• Task description:
Where a line of the material contains the string "using", copy that line.

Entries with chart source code
========================================================================

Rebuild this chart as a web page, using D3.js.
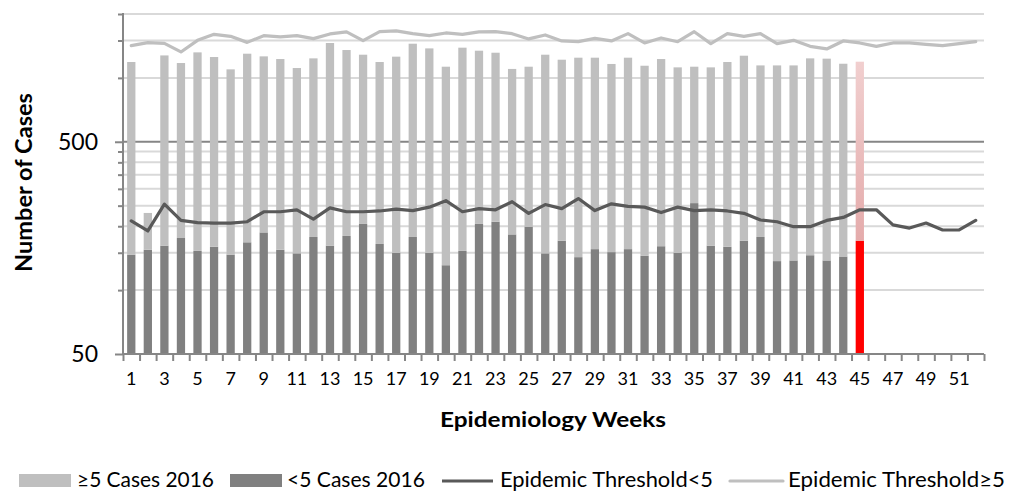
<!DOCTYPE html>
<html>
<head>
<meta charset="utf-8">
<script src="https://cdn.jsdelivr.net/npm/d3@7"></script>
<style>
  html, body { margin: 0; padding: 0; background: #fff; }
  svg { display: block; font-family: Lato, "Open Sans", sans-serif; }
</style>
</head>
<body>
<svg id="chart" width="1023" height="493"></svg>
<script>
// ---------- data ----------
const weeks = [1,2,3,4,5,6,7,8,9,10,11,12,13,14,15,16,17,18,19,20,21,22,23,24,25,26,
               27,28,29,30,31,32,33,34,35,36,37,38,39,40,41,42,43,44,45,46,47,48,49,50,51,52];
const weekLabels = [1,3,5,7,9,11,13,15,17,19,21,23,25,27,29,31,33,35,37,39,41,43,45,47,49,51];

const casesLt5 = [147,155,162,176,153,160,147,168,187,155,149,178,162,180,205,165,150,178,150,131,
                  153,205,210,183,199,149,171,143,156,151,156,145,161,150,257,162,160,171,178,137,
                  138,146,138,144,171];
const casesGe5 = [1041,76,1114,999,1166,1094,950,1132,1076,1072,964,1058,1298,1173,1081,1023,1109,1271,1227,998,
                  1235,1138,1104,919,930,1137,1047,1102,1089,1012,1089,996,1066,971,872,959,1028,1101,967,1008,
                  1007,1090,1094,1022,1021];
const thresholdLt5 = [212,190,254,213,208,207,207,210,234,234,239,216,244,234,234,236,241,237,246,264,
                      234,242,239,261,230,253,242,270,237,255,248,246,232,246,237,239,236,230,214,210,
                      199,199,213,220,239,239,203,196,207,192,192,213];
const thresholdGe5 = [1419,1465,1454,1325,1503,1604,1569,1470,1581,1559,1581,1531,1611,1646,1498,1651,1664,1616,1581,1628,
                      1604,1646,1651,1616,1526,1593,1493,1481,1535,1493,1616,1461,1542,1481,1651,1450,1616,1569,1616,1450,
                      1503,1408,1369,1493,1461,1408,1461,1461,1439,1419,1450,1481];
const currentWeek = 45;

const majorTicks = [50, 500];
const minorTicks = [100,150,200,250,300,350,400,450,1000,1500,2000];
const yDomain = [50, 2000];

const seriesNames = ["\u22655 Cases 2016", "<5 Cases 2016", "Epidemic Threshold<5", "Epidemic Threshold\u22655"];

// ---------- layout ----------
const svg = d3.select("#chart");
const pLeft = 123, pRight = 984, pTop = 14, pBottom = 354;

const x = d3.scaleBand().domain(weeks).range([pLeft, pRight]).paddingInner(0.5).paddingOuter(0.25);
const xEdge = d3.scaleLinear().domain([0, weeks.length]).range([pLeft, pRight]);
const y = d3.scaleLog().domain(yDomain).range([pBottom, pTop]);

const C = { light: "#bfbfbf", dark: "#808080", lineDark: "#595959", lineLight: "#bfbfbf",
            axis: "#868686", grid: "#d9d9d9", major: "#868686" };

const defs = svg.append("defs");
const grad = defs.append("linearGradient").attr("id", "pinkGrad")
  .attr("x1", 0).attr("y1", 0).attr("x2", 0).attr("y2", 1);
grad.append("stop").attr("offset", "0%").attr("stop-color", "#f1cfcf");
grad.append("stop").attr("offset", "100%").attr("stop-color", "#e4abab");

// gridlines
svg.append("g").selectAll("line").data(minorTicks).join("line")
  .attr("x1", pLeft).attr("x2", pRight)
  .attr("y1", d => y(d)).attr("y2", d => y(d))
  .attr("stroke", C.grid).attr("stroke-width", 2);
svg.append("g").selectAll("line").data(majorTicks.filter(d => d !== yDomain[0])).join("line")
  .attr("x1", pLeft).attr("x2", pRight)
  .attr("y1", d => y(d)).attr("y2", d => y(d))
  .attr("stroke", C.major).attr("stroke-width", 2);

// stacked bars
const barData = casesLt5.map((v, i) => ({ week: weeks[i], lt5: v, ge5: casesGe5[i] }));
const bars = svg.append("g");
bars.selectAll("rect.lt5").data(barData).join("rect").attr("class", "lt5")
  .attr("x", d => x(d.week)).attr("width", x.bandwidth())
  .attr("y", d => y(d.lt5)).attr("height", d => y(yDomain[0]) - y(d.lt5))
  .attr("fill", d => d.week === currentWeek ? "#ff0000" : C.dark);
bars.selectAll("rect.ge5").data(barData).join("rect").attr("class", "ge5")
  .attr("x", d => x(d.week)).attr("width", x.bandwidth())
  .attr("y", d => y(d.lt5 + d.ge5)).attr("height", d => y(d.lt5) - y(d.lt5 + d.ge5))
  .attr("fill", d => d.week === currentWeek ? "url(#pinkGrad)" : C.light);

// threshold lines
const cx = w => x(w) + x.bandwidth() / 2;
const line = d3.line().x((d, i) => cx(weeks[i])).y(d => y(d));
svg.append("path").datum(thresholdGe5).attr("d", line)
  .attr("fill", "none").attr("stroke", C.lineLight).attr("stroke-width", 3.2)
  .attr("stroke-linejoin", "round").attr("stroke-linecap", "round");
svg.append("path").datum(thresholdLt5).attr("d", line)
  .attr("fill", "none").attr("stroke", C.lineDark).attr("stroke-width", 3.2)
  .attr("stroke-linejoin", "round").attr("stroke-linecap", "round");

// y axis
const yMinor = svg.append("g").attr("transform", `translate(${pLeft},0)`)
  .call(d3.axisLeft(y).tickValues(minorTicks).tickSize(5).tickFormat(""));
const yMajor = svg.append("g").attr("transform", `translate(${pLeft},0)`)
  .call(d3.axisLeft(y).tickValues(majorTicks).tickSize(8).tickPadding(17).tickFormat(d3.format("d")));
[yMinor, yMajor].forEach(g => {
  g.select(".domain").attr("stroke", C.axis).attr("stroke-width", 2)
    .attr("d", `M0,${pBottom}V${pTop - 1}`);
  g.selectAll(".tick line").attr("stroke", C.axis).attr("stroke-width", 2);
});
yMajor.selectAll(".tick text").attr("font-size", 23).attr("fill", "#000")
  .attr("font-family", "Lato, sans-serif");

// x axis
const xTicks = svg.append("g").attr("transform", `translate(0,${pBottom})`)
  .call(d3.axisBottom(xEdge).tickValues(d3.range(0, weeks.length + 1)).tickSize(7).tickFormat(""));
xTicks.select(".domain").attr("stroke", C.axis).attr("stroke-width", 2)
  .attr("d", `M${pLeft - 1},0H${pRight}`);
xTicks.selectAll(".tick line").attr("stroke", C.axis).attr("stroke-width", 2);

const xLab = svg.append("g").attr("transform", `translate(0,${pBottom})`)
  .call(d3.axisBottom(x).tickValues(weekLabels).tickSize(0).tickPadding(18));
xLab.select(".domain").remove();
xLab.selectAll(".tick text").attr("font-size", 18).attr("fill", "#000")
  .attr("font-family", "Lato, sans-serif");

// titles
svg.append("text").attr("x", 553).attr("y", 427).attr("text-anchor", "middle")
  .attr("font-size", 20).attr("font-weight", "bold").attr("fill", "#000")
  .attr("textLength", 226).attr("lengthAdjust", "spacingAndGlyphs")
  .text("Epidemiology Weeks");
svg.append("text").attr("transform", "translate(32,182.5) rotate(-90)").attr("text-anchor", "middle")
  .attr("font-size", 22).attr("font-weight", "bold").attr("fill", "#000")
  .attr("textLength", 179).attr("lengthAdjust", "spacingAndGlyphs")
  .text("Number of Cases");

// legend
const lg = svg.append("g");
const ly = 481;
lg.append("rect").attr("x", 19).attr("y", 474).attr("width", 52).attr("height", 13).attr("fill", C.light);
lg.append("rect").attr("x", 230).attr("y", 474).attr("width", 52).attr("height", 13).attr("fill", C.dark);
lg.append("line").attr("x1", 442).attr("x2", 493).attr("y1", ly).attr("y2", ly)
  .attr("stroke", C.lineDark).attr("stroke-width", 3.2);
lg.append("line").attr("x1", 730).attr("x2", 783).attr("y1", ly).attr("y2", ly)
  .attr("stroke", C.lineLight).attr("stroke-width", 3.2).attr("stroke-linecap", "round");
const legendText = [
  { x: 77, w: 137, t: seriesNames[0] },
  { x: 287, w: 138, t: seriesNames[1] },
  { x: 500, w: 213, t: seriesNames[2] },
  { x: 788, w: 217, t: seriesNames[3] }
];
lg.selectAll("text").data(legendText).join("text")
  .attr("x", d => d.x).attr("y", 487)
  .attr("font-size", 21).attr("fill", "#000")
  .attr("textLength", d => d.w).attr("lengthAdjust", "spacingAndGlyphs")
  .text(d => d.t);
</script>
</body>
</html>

========================================================================

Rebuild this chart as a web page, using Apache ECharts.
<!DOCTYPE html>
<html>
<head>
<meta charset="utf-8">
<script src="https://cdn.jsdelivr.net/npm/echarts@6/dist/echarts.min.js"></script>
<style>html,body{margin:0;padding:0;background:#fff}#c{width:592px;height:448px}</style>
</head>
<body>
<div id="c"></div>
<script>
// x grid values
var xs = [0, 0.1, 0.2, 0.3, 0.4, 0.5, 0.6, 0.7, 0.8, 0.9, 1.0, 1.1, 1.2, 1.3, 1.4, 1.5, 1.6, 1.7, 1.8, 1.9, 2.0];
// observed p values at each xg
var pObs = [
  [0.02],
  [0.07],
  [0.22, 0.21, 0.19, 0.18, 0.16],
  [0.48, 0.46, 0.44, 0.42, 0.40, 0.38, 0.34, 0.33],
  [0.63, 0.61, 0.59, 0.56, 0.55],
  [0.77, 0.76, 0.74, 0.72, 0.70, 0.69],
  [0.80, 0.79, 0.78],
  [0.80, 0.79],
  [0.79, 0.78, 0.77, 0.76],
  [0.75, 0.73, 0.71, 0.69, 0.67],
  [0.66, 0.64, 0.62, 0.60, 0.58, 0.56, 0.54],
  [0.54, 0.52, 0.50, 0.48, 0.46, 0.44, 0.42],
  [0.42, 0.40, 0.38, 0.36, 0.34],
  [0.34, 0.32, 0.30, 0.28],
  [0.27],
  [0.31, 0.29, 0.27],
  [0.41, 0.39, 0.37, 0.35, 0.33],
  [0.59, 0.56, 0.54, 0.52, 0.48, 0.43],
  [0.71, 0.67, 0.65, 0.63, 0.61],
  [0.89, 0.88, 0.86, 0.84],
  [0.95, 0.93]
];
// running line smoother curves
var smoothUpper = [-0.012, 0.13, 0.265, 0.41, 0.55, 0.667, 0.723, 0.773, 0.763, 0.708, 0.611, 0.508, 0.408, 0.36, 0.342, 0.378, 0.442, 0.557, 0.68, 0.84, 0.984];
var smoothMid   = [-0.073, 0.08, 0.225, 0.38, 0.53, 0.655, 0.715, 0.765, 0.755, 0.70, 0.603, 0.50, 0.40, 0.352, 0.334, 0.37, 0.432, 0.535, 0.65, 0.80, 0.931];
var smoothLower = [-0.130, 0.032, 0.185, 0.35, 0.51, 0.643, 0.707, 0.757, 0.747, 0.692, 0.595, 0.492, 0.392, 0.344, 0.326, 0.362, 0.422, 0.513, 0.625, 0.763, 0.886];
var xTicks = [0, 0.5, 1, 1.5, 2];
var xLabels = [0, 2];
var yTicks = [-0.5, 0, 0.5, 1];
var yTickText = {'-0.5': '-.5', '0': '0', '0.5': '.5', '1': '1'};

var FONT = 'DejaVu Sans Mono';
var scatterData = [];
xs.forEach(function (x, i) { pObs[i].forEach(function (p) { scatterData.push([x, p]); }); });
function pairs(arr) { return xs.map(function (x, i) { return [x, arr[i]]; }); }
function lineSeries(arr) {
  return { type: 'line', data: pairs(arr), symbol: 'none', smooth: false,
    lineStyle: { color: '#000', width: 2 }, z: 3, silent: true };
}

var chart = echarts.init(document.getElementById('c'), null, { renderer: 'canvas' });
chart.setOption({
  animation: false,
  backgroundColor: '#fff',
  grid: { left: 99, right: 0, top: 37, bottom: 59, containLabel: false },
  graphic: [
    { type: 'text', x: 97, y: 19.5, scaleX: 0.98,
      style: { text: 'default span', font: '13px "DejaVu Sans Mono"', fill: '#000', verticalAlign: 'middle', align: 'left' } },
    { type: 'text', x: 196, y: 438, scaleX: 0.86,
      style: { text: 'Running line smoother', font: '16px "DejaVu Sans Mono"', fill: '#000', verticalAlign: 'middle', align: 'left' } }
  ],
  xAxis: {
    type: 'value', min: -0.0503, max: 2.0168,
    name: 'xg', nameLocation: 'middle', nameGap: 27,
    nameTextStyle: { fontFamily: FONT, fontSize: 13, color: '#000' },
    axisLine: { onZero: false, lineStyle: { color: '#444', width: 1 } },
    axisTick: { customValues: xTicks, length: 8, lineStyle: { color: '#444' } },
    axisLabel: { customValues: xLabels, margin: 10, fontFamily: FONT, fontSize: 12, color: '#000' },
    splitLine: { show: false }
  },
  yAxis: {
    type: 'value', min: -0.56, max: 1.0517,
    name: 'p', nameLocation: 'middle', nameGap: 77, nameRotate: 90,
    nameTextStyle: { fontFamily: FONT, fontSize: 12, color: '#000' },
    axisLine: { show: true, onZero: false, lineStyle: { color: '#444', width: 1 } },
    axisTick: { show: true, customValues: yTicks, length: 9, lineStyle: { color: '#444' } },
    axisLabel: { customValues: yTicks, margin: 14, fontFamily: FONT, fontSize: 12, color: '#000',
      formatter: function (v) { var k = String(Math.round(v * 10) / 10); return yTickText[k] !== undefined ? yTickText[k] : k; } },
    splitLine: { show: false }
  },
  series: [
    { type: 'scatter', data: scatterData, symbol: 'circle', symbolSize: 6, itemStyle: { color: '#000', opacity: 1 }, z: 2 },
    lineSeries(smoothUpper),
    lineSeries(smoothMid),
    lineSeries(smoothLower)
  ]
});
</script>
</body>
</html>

========================================================================

• Answer to this problem:
Rebuild this chart as a web page, using D3.js.
Rebuild this chart as a web page, using Apache ECharts.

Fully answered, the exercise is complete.